WORK TO DO: Collect all lines below with the string "matplotlib".

MATERIAL PROVIDED:
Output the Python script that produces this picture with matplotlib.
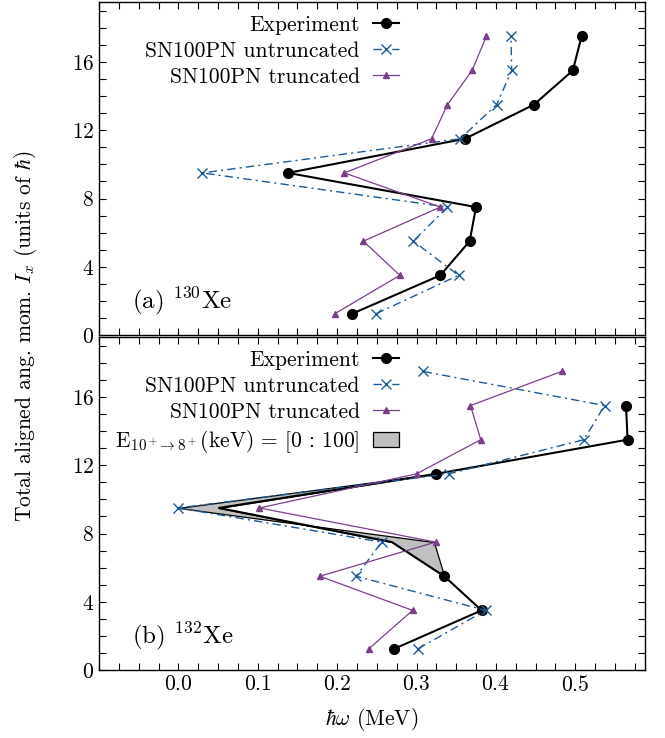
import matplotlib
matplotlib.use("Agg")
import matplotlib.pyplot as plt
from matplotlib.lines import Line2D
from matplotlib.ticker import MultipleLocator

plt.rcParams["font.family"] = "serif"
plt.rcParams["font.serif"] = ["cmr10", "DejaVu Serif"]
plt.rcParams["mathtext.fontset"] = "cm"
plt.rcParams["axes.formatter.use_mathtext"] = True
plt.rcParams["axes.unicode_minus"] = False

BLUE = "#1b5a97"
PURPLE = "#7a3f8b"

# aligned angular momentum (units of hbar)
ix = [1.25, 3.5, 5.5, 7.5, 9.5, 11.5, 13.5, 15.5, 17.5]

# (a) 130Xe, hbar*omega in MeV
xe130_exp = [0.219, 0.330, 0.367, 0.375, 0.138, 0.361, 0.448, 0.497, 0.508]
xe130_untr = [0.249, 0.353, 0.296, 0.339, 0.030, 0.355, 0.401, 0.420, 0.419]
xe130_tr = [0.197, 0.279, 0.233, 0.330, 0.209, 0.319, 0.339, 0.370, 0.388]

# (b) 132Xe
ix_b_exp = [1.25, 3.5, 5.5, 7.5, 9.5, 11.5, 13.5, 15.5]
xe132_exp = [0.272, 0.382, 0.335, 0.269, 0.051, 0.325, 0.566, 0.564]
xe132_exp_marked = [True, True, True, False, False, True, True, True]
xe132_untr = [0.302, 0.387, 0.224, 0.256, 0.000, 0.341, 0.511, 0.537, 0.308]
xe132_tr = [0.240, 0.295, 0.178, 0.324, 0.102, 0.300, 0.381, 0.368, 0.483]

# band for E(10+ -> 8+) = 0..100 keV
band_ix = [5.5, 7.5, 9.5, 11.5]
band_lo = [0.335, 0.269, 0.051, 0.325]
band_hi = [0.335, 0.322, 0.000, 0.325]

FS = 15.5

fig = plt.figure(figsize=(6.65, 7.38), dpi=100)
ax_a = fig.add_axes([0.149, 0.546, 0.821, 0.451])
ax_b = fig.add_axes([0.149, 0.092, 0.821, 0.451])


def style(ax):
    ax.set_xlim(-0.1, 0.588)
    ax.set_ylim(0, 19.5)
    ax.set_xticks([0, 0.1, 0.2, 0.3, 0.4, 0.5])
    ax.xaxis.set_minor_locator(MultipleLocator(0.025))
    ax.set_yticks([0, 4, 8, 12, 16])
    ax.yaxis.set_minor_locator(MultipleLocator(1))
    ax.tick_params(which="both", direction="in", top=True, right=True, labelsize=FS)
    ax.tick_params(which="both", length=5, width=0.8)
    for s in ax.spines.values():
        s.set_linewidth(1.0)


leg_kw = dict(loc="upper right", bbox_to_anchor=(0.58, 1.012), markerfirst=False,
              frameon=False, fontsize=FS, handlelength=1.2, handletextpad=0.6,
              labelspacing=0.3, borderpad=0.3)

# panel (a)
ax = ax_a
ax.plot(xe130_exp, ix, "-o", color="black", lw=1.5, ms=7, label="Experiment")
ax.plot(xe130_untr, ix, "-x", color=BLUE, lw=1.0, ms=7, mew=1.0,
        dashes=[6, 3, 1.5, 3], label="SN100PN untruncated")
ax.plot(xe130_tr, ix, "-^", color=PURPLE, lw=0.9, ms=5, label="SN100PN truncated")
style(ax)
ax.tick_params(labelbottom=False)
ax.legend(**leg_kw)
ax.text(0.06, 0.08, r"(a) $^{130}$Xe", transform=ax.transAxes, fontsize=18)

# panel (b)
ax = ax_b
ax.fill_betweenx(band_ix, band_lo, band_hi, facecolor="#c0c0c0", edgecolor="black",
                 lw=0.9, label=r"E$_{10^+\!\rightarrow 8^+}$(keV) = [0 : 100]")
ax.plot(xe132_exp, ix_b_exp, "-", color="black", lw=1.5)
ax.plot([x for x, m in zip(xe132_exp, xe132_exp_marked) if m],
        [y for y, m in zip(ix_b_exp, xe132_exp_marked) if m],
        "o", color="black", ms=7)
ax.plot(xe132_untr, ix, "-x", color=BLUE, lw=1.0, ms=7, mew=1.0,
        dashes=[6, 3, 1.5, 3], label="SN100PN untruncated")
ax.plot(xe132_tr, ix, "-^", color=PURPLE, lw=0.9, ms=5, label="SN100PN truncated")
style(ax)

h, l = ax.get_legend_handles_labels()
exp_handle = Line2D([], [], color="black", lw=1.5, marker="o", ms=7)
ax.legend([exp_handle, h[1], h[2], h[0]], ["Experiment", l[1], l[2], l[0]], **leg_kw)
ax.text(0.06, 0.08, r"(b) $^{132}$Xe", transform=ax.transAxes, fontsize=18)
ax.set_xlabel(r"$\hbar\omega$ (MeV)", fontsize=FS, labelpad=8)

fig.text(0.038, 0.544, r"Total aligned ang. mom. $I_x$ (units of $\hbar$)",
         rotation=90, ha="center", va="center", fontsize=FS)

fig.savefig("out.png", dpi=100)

SOLUTION TO THIS TASK:
Output the Python script that produces this picture with matplotlib.
import matplotlib
matplotlib.use("Agg")
import matplotlib.pyplot as plt
from matplotlib.lines import Line2D
from matplotlib.ticker import MultipleLocator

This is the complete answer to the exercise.